Ahwazi protesters set light to mall following latest savage racist attacks on Arab traders by regime forces
By RAHIM Hamid
Ahwazi protesters set light to a commercial complex in Ahwaz city centre where Arabs are forbidden from trading following the latest racist attacks by regime security forces on Ahwazi Arab vendors who had set up stalls outside the mall.
The Iranian security forces, assisted by municipal enforcement officers, launched the brutal attacks on Ahwazi Arab vendors outside the commercial complex in the city’s Naderi Street, injuring many, both male and female, as well as arresting dozens more and confiscating their merchandise; the assaults followed complaints from Iranian store owners in the mall about the unofficial stalls near the mall entrance. Some of those injured in the security forces’ savage assault remain in a critical condition.
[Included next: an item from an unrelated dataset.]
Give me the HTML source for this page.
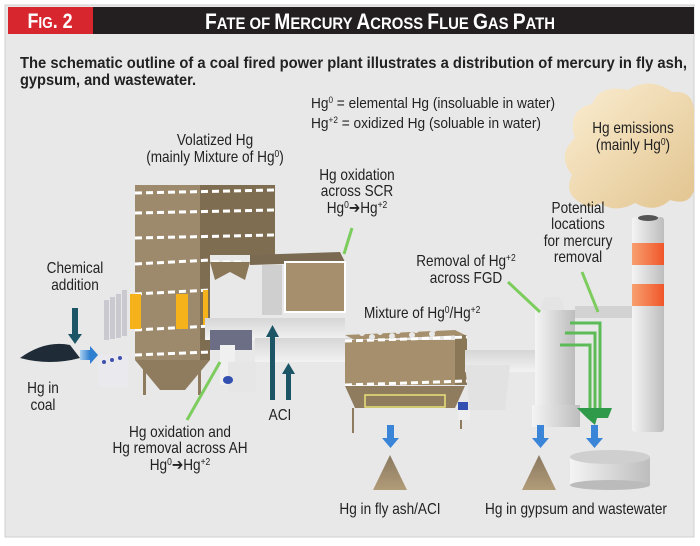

Despite the fact that Ahwaz is an Arab region, Arabs are not allowed to own their own outlets in the mall, where licenses are only given to Iranian traders who are also offered financial and other benefits by the regime for relocating to Ahwaz, with local Arab peoples being forced to rely on the income from market stalls and other informal, low-income jobs to feed their families.
This latest racist attack by Iranian regime forces on Arab street vendors, whose primary “crime” for the regime is their ethnicity, drove protesters to launch an attack on the mall itself, in which they set fire to it.
This is just one more example of the systematic racism towards and persecution of Arabs by the Iranian regime, whose unjust and discriminatory policies towards the Ahwazi people further inflames the existing anger at the decades-long Iranian occupation and exploitation of their lands, which goes hand in hand with policies which can only be described as apartheid.
Despite the fact that over 90 percent of the oil and gas resources claimed and relied on by Iran are located in the Ahwaz region (renamed Khuzestan province in 1936 by Iran’s then rulers), the Ahwazi people are denied any of the income or associated benefits from the massive wealth attained from these resources, being very deliberately kept in conditions of medieval poverty and even denied employment in the oil and gas sector, as well as other fields.